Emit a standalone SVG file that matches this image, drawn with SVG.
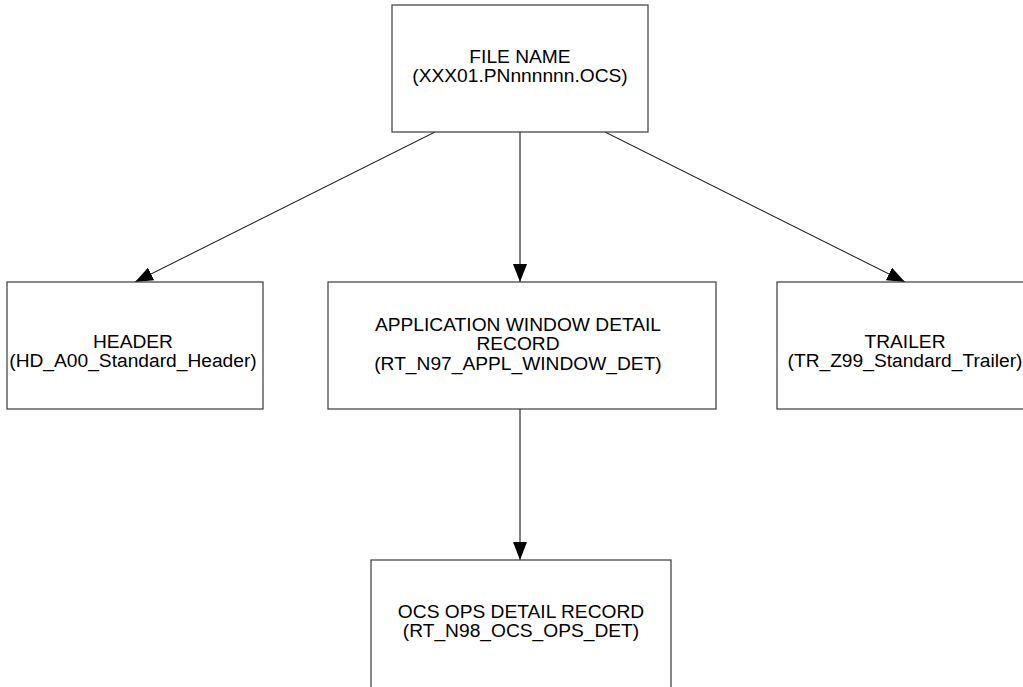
<svg xmlns="http://www.w3.org/2000/svg" width="1023" height="687" viewBox="0 0 1023 687">
<style>
.box{fill:#fff;stroke:#3a3a3a;stroke-width:1.2}
.t{font-family:"Liberation Sans",Arial,sans-serif;font-size:19.2px;fill:#000;text-anchor:middle}
.c{stroke:#000;stroke-width:1;fill:none;marker-end:url(#ah)}
</style>
<defs>
<marker id="ah" markerUnits="userSpaceOnUse" markerWidth="20" markerHeight="14" refX="18" refY="7" orient="auto">
<path d="M0,0 L18,7 L0,14 Z" fill="#000"/>
</marker>
</defs>
<rect width="1023" height="687" fill="#fff"/>
<g id="connectors">
<line class="c" x1="435" y1="132" x2="135" y2="282"/>
<line class="c" x1="520" y1="132" x2="520" y2="282"/>
<line class="c" x1="605" y1="132" x2="905" y2="282"/>
<line class="c" x1="520" y1="409" x2="520" y2="560"/>
</g>
<g id="file-name">
<rect class="box" x="392" y="5" width="256" height="127"/>
<text class="t" x="520" y="63">FILE NAME</text>
<text class="t" x="520" y="82">(XXX01.PNnnnnnn.OCS)</text>
</g>
<g id="header">
<rect class="box" x="7" y="282" width="256" height="127"/>
<text class="t" x="133" y="348">HEADER</text>
<text class="t" x="133" y="367">(HD_A00_Standard_Header)</text>
</g>
<g id="app-window">
<rect class="box" x="328" y="282" width="388" height="127"/>
<text class="t" x="518" y="331">APPLICATION WINDOW DETAIL</text>
<text class="t" x="518" y="350">RECORD</text>
<text class="t" x="518" y="370">(RT_N97_APPL_WINDOW_DET)</text>
</g>
<g id="trailer">
<rect class="box" x="777" y="282" width="256" height="127"/>
<text class="t" x="905" y="348">TRAILER</text>
<text class="t" x="905" y="367">(TR_Z99_Standard_Trailer)</text>
</g>
<g id="ocs-ops">
<rect class="box" x="371" y="560" width="300" height="140"/>
<text class="t" x="521" y="618">OCS OPS DETAIL RECORD</text>
<text class="t" x="521" y="637">(RT_N98_OCS_OPS_DET)</text>
</g>
</svg>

SET EXERCISE:
Restate the data above exactly, stripping out each image.

OUTPUT FOR THIS TASK:
Emit a standalone SVG file that matches this image, drawn with SVG.
<svg xmlns="http://www.w3.org/2000/svg" width="1023" height="687" viewBox="0 0 1023 687">
<style>
.box{fill:#fff;stroke:#3a3a3a;stroke-width:1.2}
.t{font-family:"Liberation Sans",Arial,sans-serif;font-size:19.2px;fill:#000;text-anchor:middle}
.c{stroke:#000;stroke-width:1;fill:none;marker-end:url(#ah)}
</style>
<defs>
<marker id="ah" markerUnits="userSpaceOnUse" markerWidth="20" markerHeight="14" refX="18" refY="7" orient="auto">
<path d="M0,0 L18,7 L0,14 Z" fill="#000"/>
</marker>
</defs>
<rect width="1023" height="687" fill="#fff"/>
<g id="connectors">
<line class="c" x1="435" y1="132" x2="135" y2="282"/>
<line class="c" x1="520" y1="132" x2="520" y2="282"/>
<line class="c" x1="605" y1="132" x2="905" y2="282"/>
<line class="c" x1="520" y1="409" x2="520" y2="560"/>
</g>
<g id="file-name">
<rect class="box" x="392" y="5" width="256" height="127"/>
<text class="t" x="520" y="63">FILE NAME</text>
<text class="t" x="520" y="82">(XXX01.PNnnnnnn.OCS)</text>
</g>
<g id="header">
<rect class="box" x="7" y="282" width="256" height="127"/>
<text class="t" x="133" y="348">HEADER</text>
<text class="t" x="133" y="367">(HD_A00_Standard_Header)</text>
</g>
<g id="app-window">
<rect class="box" x="328" y="282" width="388" height="127"/>
<text class="t" x="518" y="331">APPLICATION WINDOW DETAIL</text>
<text class="t" x="518" y="350">RECORD</text>
<text class="t" x="518" y="370">(RT_N97_APPL_WINDOW_DET)</text>
</g>
<g id="trailer">
<rect class="box" x="777" y="282" width="256" height="127"/>
<text class="t" x="905" y="348">TRAILER</text>
<text class="t" x="905" y="367">(TR_Z99_Standard_Trailer)</text>
</g>
<g id="ocs-ops">
<rect class="box" x="371" y="560" width="300" height="140"/>
<text class="t" x="521" y="618">OCS OPS DETAIL RECORD</text>
<text class="t" x="521" y="637">(RT_N98_OCS_OPS_DET)</text>
</g>
</svg>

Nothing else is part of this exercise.